In 2010, she stepped down as UC Cooperative Extension county director to devote her time to community development in the North Bay Area.
“Ellie was very popular here in her job as director because she was sincerely interested in all of us and wanted the ag community to succeed as a whole,” Gale said. “She could see the big picture: our proud history, our struggle with meat and milk prices, our need to specialize and to define our niches, to market, to get into the farmer's markets, to set local organic standards, to communicate who we are and what we do for the environment and food supply.”
Over her career, she brought in 75 grants for various projects totaling $9 million.
“My activities and accomplishments are focused on providing local farmers and ranchers with diversification strategies,” said Rilla. “I hope this strategy will result in greater market and brand recognition for North Bay products in increased profitability, and ultimately, in long-term preservation of local agriculture. Like other agricultural areas operating along the urban-rural fringe, the viability of agriculture is at stake here.”

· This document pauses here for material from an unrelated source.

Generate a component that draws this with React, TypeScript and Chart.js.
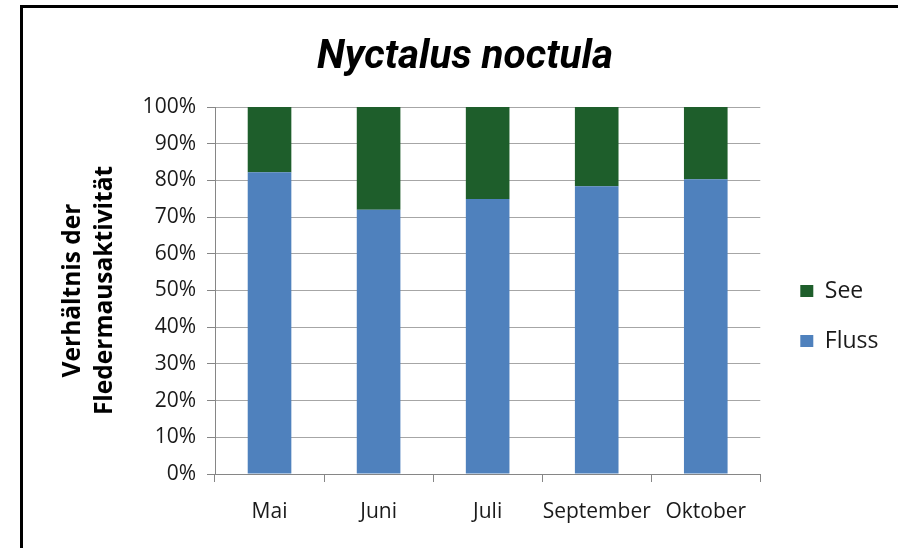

From 1994 to 1999, Rilla served on the board of Select Sonoma County, the first county-based marketing program in the U.S. and has been active in local branding and marketing programs including the start up of Marin Organic in 2000.
To help local farmers with branding and marketing, Rilla created the Grown in Marin program. Using grant money, she held training workshops and hired an agriculture ombudsman to help farmers promote their products. The Grown in Marin website hosts a complete listing of Marin producers and where to find their goods, current articles and press relating to sustainable agriculture, a regularly updated events calendar, historical profiles of Marin County agriculture, archived "Grown in Marin" newsletters, workshop listings, and a variety of other useful resources.
“She listened to us too,” said Gale, who recalled that after someone opined that cheese was the future, Rilla brought together people who were interested in making cheese. In 2010 she helped develop an artisan cheese certificate program at College of Marin’s Indian Valley campus. In 2011 she coauthored the book “Farmstead and Artisan Cheeses: A Guide to Building a Business.” Rilla was also involved in creating the Sonoma-Marin Cheese Trail map, which was recently featured in the New York Times and Los Angeles Times and has generated worldwide interest in the region’s products.
“I am most proud of that fact that our Cooperative Extension office is seen as a first resource for UC knowledge and information, and that I’ve had the opportunity to act as a creative conduit between UC and my community helping to solve real and pressing problems,” Rilla said.